Quote every line below exactly and skip any picture.

RECORDED DATA:
───

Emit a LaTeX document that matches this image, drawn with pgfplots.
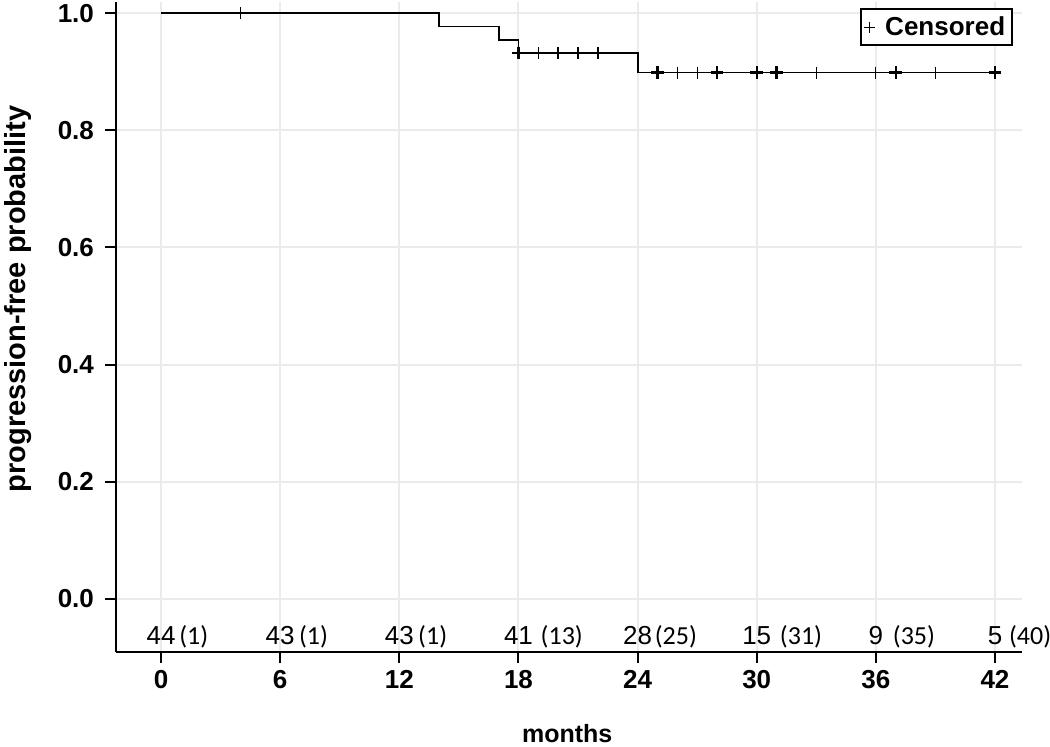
\documentclass[border=0pt]{standalone}
\usepackage{fontspec}
\setmainfont{Liberation Sans}
\newfontfamily\carlito{Carlito}
\usepackage{pgfplots}
\pgfplotsset{compat=1.18}
\begin{document}
\begin{tikzpicture}
\begin{axis}[
  scale only axis, width=453pt, height=325pt,
  xmin=-2.27, xmax=43.36, ymin=-0.0905, ymax=1.019,
  axis x line*=bottom, axis y line*=left,
  axis line style={line width=1pt, -},
  xtick={0,6,12,18,24,30,36,42}, ytick={0,0.2,0.4,0.6,0.8,1},
  tick align=outside, major tick length=5.5pt,
  tick style={line width=1pt, black},
  grid=major, major grid style={color=black!8, line width=1pt},
  /pgf/number format/assume math mode=true,
  ticklabel style={font=\bfseries\fontsize{13}{15}\selectfont},
  yticklabel style={xshift=-2pt, /pgf/number format/.cd, fixed, fixed zerofill, precision=1},
  xlabel={months}, ylabel={progression-free probability},
  xlabel style={at={(axis description cs:0.498,-0.125)}, anchor=center, font=\bfseries\fontsize{12.5}{15}\selectfont},
  ylabel style={at={(axis description cs:-0.108,0.543)}, anchor=center, font=\bfseries\fontsize{14.5}{16}\selectfont},
  legend style={at={(0.99,0.99)}, anchor=north east, draw=black, line width=0.8pt,
    font=\bfseries\fontsize{13}{15}\selectfont, inner sep=1.5pt},
  clip=false,
]
\addplot[const plot, black, line width=0.9pt, forget plot] coordinates {
  (0,1) (14,0.9773) (17,0.9545) (18,0.9318) (24,0.8985) (42,0.8985)};
\addplot[only marks, mark=+, mark size=3pt, line width=0.6pt, black, forget plot] coordinates {
  (4,1) (19,0.9318) (21,0.9318) (26,0.8985) (27,0.8985) (33,0.8985) (36,0.8985) (39,0.8985)};
\addplot[only marks, mark=+, mark size=3.2pt, line width=1.2pt, black, forget plot] coordinates {
  (18,0.9318) (20,0.9318) (22,0.9318) (25,0.8985) (28,0.8985) (30,0.8985) (31,0.8985) (37,0.8985) (42,0.8985)};
\addlegendimage{only marks, mark=+, mark size=2.8pt, line width=0.6pt, black}
\addlegendentry{\hspace{3pt}Censored}
\coordinate (O) at (rel axis cs:0,0);
\node[anchor=base, inner sep=0pt, font=\fontsize{13}{15}\selectfont] (r0) at (axis cs:0,-0.0785) {44};
\node[anchor=base west, inner sep=0pt, xshift=1.5pt, font=\carlito\fontsize{13}{15}\selectfont] at (r0.base east) {(1)};
\node[anchor=base, inner sep=0pt, font=\fontsize{13}{15}\selectfont] (r1) at (axis cs:6,-0.0785) {43};
\node[anchor=base west, inner sep=0pt, xshift=1.8pt, font=\carlito\fontsize{13}{15}\selectfont] at (r1.base east) {(1)};
\node[anchor=base, inner sep=0pt, font=\fontsize{13}{15}\selectfont] (r2) at (axis cs:12,-0.0785) {43};
\node[anchor=base west, inner sep=0pt, xshift=1.8pt, font=\carlito\fontsize{13}{15}\selectfont] at (r2.base east) {(1)};
\node[anchor=base, inner sep=0pt, font=\fontsize{13}{15}\selectfont] (r3) at (axis cs:18,-0.0785) {41};
\node[anchor=base west, inner sep=0pt, xshift=3.5pt, font=\carlito\fontsize{13}{15}\selectfont] at (r3.base east) {(13)};
\node[anchor=base, inner sep=0pt, font=\fontsize{13}{15}\selectfont] (r4) at (axis cs:24,-0.0785) {28};
\node[anchor=base west, inner sep=0pt, xshift=1pt, font=\carlito\fontsize{13}{15}\selectfont] at (r4.base east) {(25)};
\node[anchor=base, inner sep=0pt, font=\fontsize{13}{15}\selectfont] (r5) at (axis cs:30,-0.0785) {15};
\node[anchor=base west, inner sep=0pt, xshift=4pt, font=\carlito\fontsize{13}{15}\selectfont] at (r5.base east) {(31)};
\node[anchor=base, inner sep=0pt, font=\fontsize{13}{15}\selectfont] (r6) at (axis cs:36,-0.0785) {9};
\node[anchor=base west, inner sep=0pt, xshift=4.5pt, font=\carlito\fontsize{13}{15}\selectfont] at (r6.base east) {(35)};
\node[anchor=base, inner sep=0pt, font=\fontsize{13}{15}\selectfont] (r7) at (axis cs:42,-0.0785) {5};
\node[anchor=base west, inner sep=0pt, xshift=3pt, font=\carlito\fontsize{13}{15}\selectfont] at (r7.base east) {(40)};
\end{axis}
\pgfresetboundingbox
\path (O) ++(-58pt,-47pt) rectangle ++(525pt,373pt);
\end{tikzpicture}
\end{document}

───

RESULT OF THIS TASK:
Emit a LaTeX document that matches this image, drawn with pgfplots.
\documentclass[border=0pt]{standalone}
\usepackage{fontspec}
\setmainfont{Liberation Sans}
\newfontfamily\carlito{Carlito}
\usepackage{pgfplots}
\pgfplotsset{compat=1.18}
\begin{document}
\begin{tikzpicture}
\begin{axis}[
  scale only axis, width=453pt, height=325pt,
  xmin=-2.27, xmax=43.36, ymin=-0.0905, ymax=1.019,
  axis x line*=bottom, axis y line*=left,
  axis line style={line width=1pt, -},
  xtick={0,6,12,18,24,30,36,42}, ytick={0,0.2,0.4,0.6,0.8,1},
  tick align=outside, major tick length=5.5pt,
  tick style={line width=1pt, black},
  grid=major, major grid style={color=black!8, line width=1pt},
  /pgf/number format/assume math mode=true,
  ticklabel style={font=\bfseries\fontsize{13}{15}\selectfont},
  yticklabel style={xshift=-2pt, /pgf/number format/.cd, fixed, fixed zerofill, precision=1},
  xlabel={months}, ylabel={progression-free probability},
  xlabel style={at={(axis description cs:0.498,-0.125)}, anchor=center, font=\bfseries\fontsize{12.5}{15}\selectfont},
  ylabel style={at={(axis description cs:-0.108,0.543)}, anchor=center, font=\bfseries\fontsize{14.5}{16}\selectfont},
  legend style={at={(0.99,0.99)}, anchor=north east, draw=black, line width=0.8pt,
    font=\bfseries\fontsize{13}{15}\selectfont, inner sep=1.5pt},
  clip=false,
]
\addplot[const plot, black, line width=0.9pt, forget plot] coordinates {
  (0,1) (14,0.9773) (17,0.9545) (18,0.9318) (24,0.8985) (42,0.8985)};
\addplot[only marks, mark=+, mark size=3pt, line width=0.6pt, black, forget plot] coordinates {
  (4,1) (19,0.9318) (21,0.9318) (26,0.8985) (27,0.8985) (33,0.8985) (36,0.8985) (39,0.8985)};
\addplot[only marks, mark=+, mark size=3.2pt, line width=1.2pt, black, forget plot] coordinates {
  (18,0.9318) (20,0.9318) (22,0.9318) (25,0.8985) (28,0.8985) (30,0.8985) (31,0.8985) (37,0.8985) (42,0.8985)};
\addlegendimage{only marks, mark=+, mark size=2.8pt, line width=0.6pt, black}
\addlegendentry{\hspace{3pt}Censored}
\coordinate (O) at (rel axis cs:0,0);
\node[anchor=base, inner sep=0pt, font=\fontsize{13}{15}\selectfont] (r0) at (axis cs:0,-0.0785) {44};
\node[anchor=base west, inner sep=0pt, xshift=1.5pt, font=\carlito\fontsize{13}{15}\selectfont] at (r0.base east) {(1)};
\node[anchor=base, inner sep=0pt, font=\fontsize{13}{15}\selectfont] (r1) at (axis cs:6,-0.0785) {43};
\node[anchor=base west, inner sep=0pt, xshift=1.8pt, font=\carlito\fontsize{13}{15}\selectfont] at (r1.base east) {(1)};
\node[anchor=base, inner sep=0pt, font=\fontsize{13}{15}\selectfont] (r2) at (axis cs:12,-0.0785) {43};
\node[anchor=base west, inner sep=0pt, xshift=1.8pt, font=\carlito\fontsize{13}{15}\selectfont] at (r2.base east) {(1)};
\node[anchor=base, inner sep=0pt, font=\fontsize{13}{15}\selectfont] (r3) at (axis cs:18,-0.0785) {41};
\node[anchor=base west, inner sep=0pt, xshift=3.5pt, font=\carlito\fontsize{13}{15}\selectfont] at (r3.base east) {(13)};
\node[anchor=base, inner sep=0pt, font=\fontsize{13}{15}\selectfont] (r4) at (axis cs:24,-0.0785) {28};
\node[anchor=base west, inner sep=0pt, xshift=1pt, font=\carlito\fontsize{13}{15}\selectfont] at (r4.base east) {(25)};
\node[anchor=base, inner sep=0pt, font=\fontsize{13}{15}\selectfont] (r5) at (axis cs:30,-0.0785) {15};
\node[anchor=base west, inner sep=0pt, xshift=4pt, font=\carlito\fontsize{13}{15}\selectfont] at (r5.base east) {(31)};
\node[anchor=base, inner sep=0pt, font=\fontsize{13}{15}\selectfont] (r6) at (axis cs:36,-0.0785) {9};
\node[anchor=base west, inner sep=0pt, xshift=4.5pt, font=\carlito\fontsize{13}{15}\selectfont] at (r6.base east) {(35)};
\node[anchor=base, inner sep=0pt, font=\fontsize{13}{15}\selectfont] (r7) at (axis cs:42,-0.0785) {5};
\node[anchor=base west, inner sep=0pt, xshift=3pt, font=\carlito\fontsize{13}{15}\selectfont] at (r7.base east) {(40)};
\end{axis}
\pgfresetboundingbox
\path (O) ++(-58pt,-47pt) rectangle ++(525pt,373pt);
\end{tikzpicture}
\end{document}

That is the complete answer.